EB02 stands for “Extracorporeal Blood Oxygenation and Ozonation” (hence the “O” and “2”), a minimally invasive IV treatment like hemodialysis or an “oil change” for your blood, wherein your blood is removed and filtered, ozonated, oxygenated, and photo-modulated. It is then returned to your body.
What Steps are Involved in EBO2 Treatment?
- During the 90-minute treatment, EB02 recirculates your entire blood volume.
- The process involves three crucial steps:
- Comprehensive Filtration: Blood is drawn from one arm and passes through a patented filtration system. This step removes inflammatory proteins, cholesterol, heavy metal toxins, cellular waste, and malfunctioning cells.
- Ozonation: The blood then enters another chamber where it is saturated with medical-grade ozone. Ozone acts as a potent oxidant, neutralizing pathogens, reducing inflammation, and super-oxygenating the blood.
- Ultraviolet Blood Irradiation (UBI): In this final step, high-powered ultraviolet light stimulates various immune cells, further attacking unresolved pathogens, toxins, fats, and inflammation.
- The filtered superoxygenated blood then returns to the body, looking bright red.

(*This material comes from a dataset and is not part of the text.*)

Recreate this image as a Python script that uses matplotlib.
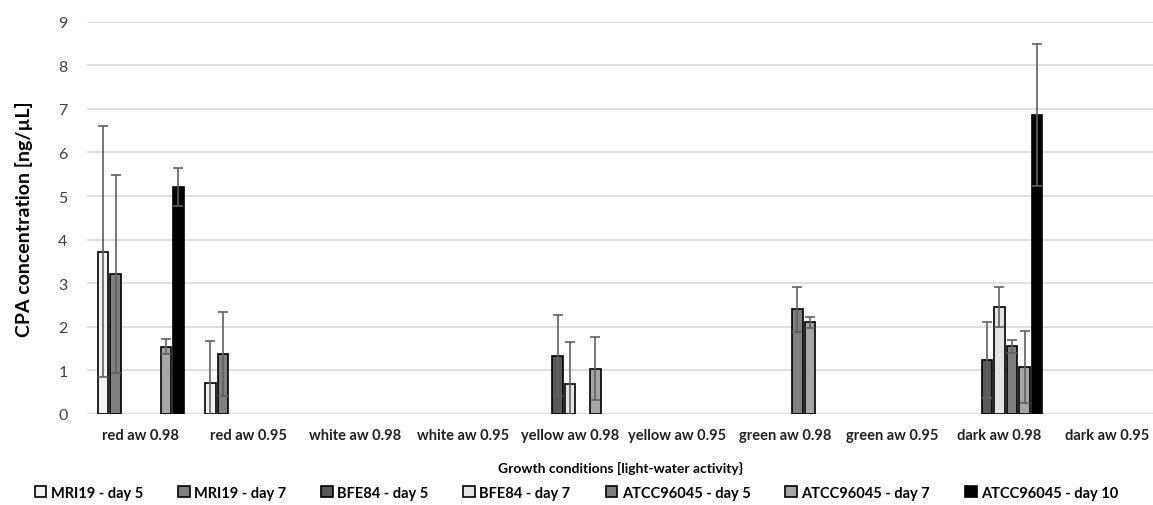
import numpy as np
import matplotlib.pyplot as plt

plt.rcParams['font.family'] = ['Lato', 'DejaVu Sans']

categories = ["red aw 0.98", "red aw 0.95", "white aw 0.98", "white aw 0.95",
              "yellow aw 0.98", "yellow aw 0.95", "green aw 0.98", "green aw 0.95",
              "dark aw 0.98", "dark aw 0.95"]
series = ["MRI19 - day 5", "MRI19 - day 7", "BFE84 - day 5", "BFE84 - day 7",
          "ATCC96045 - day 5", "ATCC96045 - day 7", "ATCC96045 - day 10"]
n = np.nan

# mean values, one list per series (categories in order)
mri19_d5 = [3.72, 0.70, n, n, n, n, n, n, n, n]
mri19_d7 = [3.21, 1.38, n, n, n, n, n, n, n, n]
bfe84_d5 = [n, n, n, n, 1.34, n, n, n, 1.24, n]
bfe84_d7 = [n, n, n, n, 0.68, n, n, n, 2.46, n]
atcc_d5 = [n, n, n, n, n, n, 2.40, n, 1.55, n]
atcc_d7 = [1.54, n, n, n, 1.04, n, 2.10, n, 1.08, n]
atcc_d10 = [5.21, n, n, n, n, n, n, n, 6.85, n]

# standard deviations
mri19_d5_err = [2.88, 0.97, n, n, n, n, n, n, n, n]
mri19_d7_err = [2.28, 0.97, n, n, n, n, n, n, n, n]
bfe84_d5_err = [n, n, n, n, 0.94, n, n, n, 0.87, n]
bfe84_d7_err = [n, n, n, n, 0.96, n, n, n, 0.46, n]
atcc_d5_err = [n, n, n, n, n, n, 0.52, n, 0.15, n]
atcc_d7_err = [0.17, n, n, n, 0.73, n, 0.12, n, 0.83, n]
atcc_d10_err = [0.43, n, n, n, n, n, n, n, 1.63, n]

values = [mri19_d5, mri19_d7, bfe84_d5, bfe84_d7, atcc_d5, atcc_d7, atcc_d10]
errors = [mri19_d5_err, mri19_d7_err, bfe84_d5_err, bfe84_d7_err,
          atcc_d5_err, atcc_d7_err, atcc_d10_err]
colors = ["#f2f2f2", "#808080", "#595959", "#e4e4e4", "#7f7f7f", "#a6a6a6", "#000000"]

fig = plt.figure(figsize=(11.53, 5.06), dpi=100)
ax = fig.add_axes([0.0755, 0.18, 0.9245, 0.775])

x = np.arange(len(categories))
slot = 0.117
for i, (vals, errs, c) in enumerate(zip(values, errors, colors)):
    pos = x + (i - 3) * slot
    ax.bar(pos, vals, width=slot * 0.84, color=c, edgecolor="black",
           linewidth=1.2, label=series[i], zorder=2)
    ax.errorbar(pos, vals, yerr=errs, fmt="none", ecolor="#606060",
                elinewidth=1.2, capsize=3.5, capthick=1.2, zorder=3)

ax.set_ylim(0, 9)
ax.set_xlim(-0.5, 9.43)
ax.set_yticks(range(0, 10))
ax.yaxis.grid(True, color="#d9d9d9", linewidth=1.2, zorder=0)
ax.set_axisbelow(True)
for s in ax.spines.values():
    s.set_visible(False)
ax.tick_params(axis="both", length=0, labelsize=11.5, colors="#404040")
ax.tick_params(axis="y", pad=14)
ax.set_xticks(x)
ax.set_xticklabels(categories, fontsize=10.5, fontweight="bold", color="#202020")
ax.tick_params(axis="x", pad=10)

ax.set_ylabel("CPA concentration [ng/µL]", fontsize=14, fontweight="bold",
              labelpad=18)
ax.set_xlabel("Growth conditions [light-water activity}", fontsize=10,
              fontweight="bold", labelpad=14)

handles, labels = ax.get_legend_handles_labels()
fig.legend(handles, labels, loc="center", bbox_to_anchor=(0.5, 0.024), ncol=7,
           frameon=False, prop={"weight": "bold", "size": 10.5},
           handlelength=0.8, handleheight=0.8, handletextpad=0.3,
           columnspacing=2.4)

fig.savefig("out.png", dpi=100)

It was developed by Louie Yu, PhD, who was originally trying to target heart issues without surgery or lengthy recoveries. It also aims to:
- Remove excess cholesterol and fat
- Eliminate heavy metals
- Remove toxins and mold
- Remove inflammatory proteins
- Reduce chronic inflammation
- Improve heart and autoimmune health.
At Biohackr Health, we offer EBO2 blood filtration and oxygenation to reach peak body performance. Patients have reported feeling better after treatment, particularly after a big race (muscle and inflammation recovery). We think treatment can benefit those with inflammation, mold or toxin exposure, high cholesterol, and individuals with autoimmune issues as well.
This is where biohacking is pushing traditional science. EBo2 offers a safe treatment. As for the science behind it, when searching publications, treatments which focus on filtering blood are not new. Blood filtration methods are used in septic patients and those who have transplants, Lyme disease, autoimmune issues, and others. There is an interesting study published in 2015 looking at “Antiaging: a prospective analysis,” which focuses on age-related metabolites — these have been shown in mice to correlate with aging. The question is, can we slow or reverse this? If we remove those metabolites, will people age better? Feel better? How can we take this finding into practice? The thought is to use blood filtration to decrease age-related metabolites in the body to improve longevity (study HERE). This is a new frontier. How often? What is the ideal levels of homeostasis?
The goal is improve our healthspan and lifespan. We are trying to slow age-related illnesses, like weakened muscles, diabetes, dementia, and arthritis. This is an area where we are in the promising, but not proven, area of biohacking.